* Start Data provided *

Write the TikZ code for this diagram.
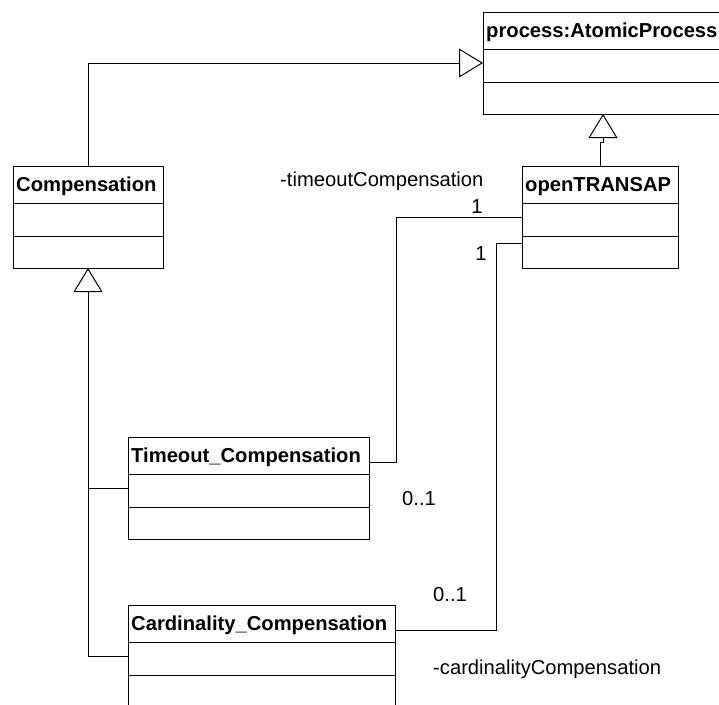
\documentclass[tikz,border=0pt]{standalone}
\usepackage{fontspec}
\setmainfont{Liberation Sans}
\usetikzlibrary{arrows.meta,calc}

\tikzset{
  classbox/.style={draw, line width=1pt, minimum height=102pt, inner sep=0pt,
                   outer sep=0pt, anchor=north west},
  classtitle/.style={anchor=base west, inner sep=0pt,
                     font=\fontsize{20.2}{24}\selectfont\bfseries},
  lbl/.style={inner sep=0pt, font=\fontsize{20.2}{24}\selectfont},
  conn/.style={line width=1pt},
  gen/.style={conn, -{Triangle[open, length=24pt, width=29pt]}},
  compline/.style={line width=1pt},
}

% UML class box: name, x, y (top left), width, title
\newcommand\umlclass[5]{%
  \node[classbox, minimum width=#4pt] (#1) at (#2,#3) {};
  \node[classtitle] (#1-title) at ([xshift=3pt,yshift=-25pt]#1.north west) {#5};
  \draw[compline] ([yshift=-37pt]#1.north west) -- ([yshift=-37pt]#1.north east);
  \draw[compline] ([yshift=-70pt]#1.north west) -- ([yshift=-70pt]#1.north east);
}

\begin{document}
\begin{tikzpicture}[x=1pt, y=-1pt]
  \useasboundingbox (0,0) rectangle (719,704);
  \fill[white] (0,0) rectangle (719,704);
  \clip (0,0) rectangle (719,704);

  % classes
  \umlclass{atomic}{483}{12}{240}{process:AtomicProcess}
  \umlclass{comp}{13}{166}{150}{Compensation}
  \umlclass{open}{522}{166}{156}{openTRANSAP}
  \umlclass{tim}{128}{437}{241}{Timeout\_Compensation}
  \umlclass{card}{128}{605}{267}{Cardinality\_Compensation}

  % generalizations
  \draw[gen] (comp.north) |- ([yshift=-51pt]atomic.north west);
  \draw[gen] (open.north) -- ++(0,-24) -| (atomic.south);
  \coordinate (tbranch) at ([yshift=-51pt]tim.north west);
  \coordinate (cbranch) at ([yshift=-51.5pt]card.north west);
  \coordinate (junction) at (comp.south |- tbranch);
  \draw[gen] (tbranch) -| (comp.south);
  \draw[conn] (cbranch) -| (junction);

  % associations
  \coordinate (topen) at ([yshift=-51pt]open.north west);
  \coordinate (copen) at ([yshift=-77pt]open.north west);
  \draw[conn] ([yshift=-25pt]tim.north east) -| ([xshift=-126pt]topen) -- (topen);
  \draw[conn] ([yshift=-25.5pt]card.north east) -| ([xshift=-26pt]copen) -- (copen);

  % role names and multiplicities
  \node[lbl, anchor=base west] (troleName) at (280,186.7) {-timeoutCompensation};
  \node[lbl, anchor=base] (tmultOpen) at (477,213.5) {1};
  \node[lbl, anchor=base] (cmultOpen) at (481,260) {1};
  \node[lbl, anchor=base west] (tmultTim) at (402,505) {0..1};
  \node[lbl, anchor=base west] (cmultCard) at (433,601.7) {0..1};
  \node[lbl, anchor=base west] (croleName) at (433,674) {-cardinalityCompensation};
\end{tikzpicture}
\end{document}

* End Data provided *

Task statement
Go through the listing above and quote it exactly, apart from its images.

Final result
Write the TikZ code for this diagram.
\documentclass[tikz,border=0pt]{standalone}
\usepackage{fontspec}
\setmainfont{Liberation Sans}
\usetikzlibrary{arrows.meta,calc}

\tikzset{
  classbox/.style={draw, line width=1pt, minimum height=102pt, inner sep=0pt,
                   outer sep=0pt, anchor=north west},
  classtitle/.style={anchor=base west, inner sep=0pt,
                     font=\fontsize{20.2}{24}\selectfont\bfseries},
  lbl/.style={inner sep=0pt, font=\fontsize{20.2}{24}\selectfont},
  conn/.style={line width=1pt},
  gen/.style={conn, -{Triangle[open, length=24pt, width=29pt]}},
  compline/.style={line width=1pt},
}

% UML class box: name, x, y (top left), width, title
\newcommand\umlclass[5]{%
  \node[classbox, minimum width=#4pt] (#1) at (#2,#3) {};
  \node[classtitle] (#1-title) at ([xshift=3pt,yshift=-25pt]#1.north west) {#5};
  \draw[compline] ([yshift=-37pt]#1.north west) -- ([yshift=-37pt]#1.north east);
  \draw[compline] ([yshift=-70pt]#1.north west) -- ([yshift=-70pt]#1.north east);
}

\begin{document}
\begin{tikzpicture}[x=1pt, y=-1pt]
  \useasboundingbox (0,0) rectangle (719,704);
  \fill[white] (0,0) rectangle (719,704);
  \clip (0,0) rectangle (719,704);

  % classes
  \umlclass{atomic}{483}{12}{240}{process:AtomicProcess}
  \umlclass{comp}{13}{166}{150}{Compensation}
  \umlclass{open}{522}{166}{156}{openTRANSAP}
  \umlclass{tim}{128}{437}{241}{Timeout\_Compensation}
  \umlclass{card}{128}{605}{267}{Cardinality\_Compensation}

  % generalizations
  \draw[gen] (comp.north) |- ([yshift=-51pt]atomic.north west);
  \draw[gen] (open.north) -- ++(0,-24) -| (atomic.south);
  \coordinate (tbranch) at ([yshift=-51pt]tim.north west);
  \coordinate (cbranch) at ([yshift=-51.5pt]card.north west);
  \coordinate (junction) at (comp.south |- tbranch);
  \draw[gen] (tbranch) -| (comp.south);
  \draw[conn] (cbranch) -| (junction);

  % associations
  \coordinate (topen) at ([yshift=-51pt]open.north west);
  \coordinate (copen) at ([yshift=-77pt]open.north west);
  \draw[conn] ([yshift=-25pt]tim.north east) -| ([xshift=-126pt]topen) -- (topen);
  \draw[conn] ([yshift=-25.5pt]card.north east) -| ([xshift=-26pt]copen) -- (copen);

  % role names and multiplicities
  \node[lbl, anchor=base west] (troleName) at (280,186.7) {-timeoutCompensation};
  \node[lbl, anchor=base] (tmultOpen) at (477,213.5) {1};
  \node[lbl, anchor=base] (cmultOpen) at (481,260) {1};
  \node[lbl, anchor=base west] (tmultTim) at (402,505) {0..1};
  \node[lbl, anchor=base west] (cmultCard) at (433,601.7) {0..1};
  \node[lbl, anchor=base west] (croleName) at (433,674) {-cardinalityCompensation};
\end{tikzpicture}
\end{document}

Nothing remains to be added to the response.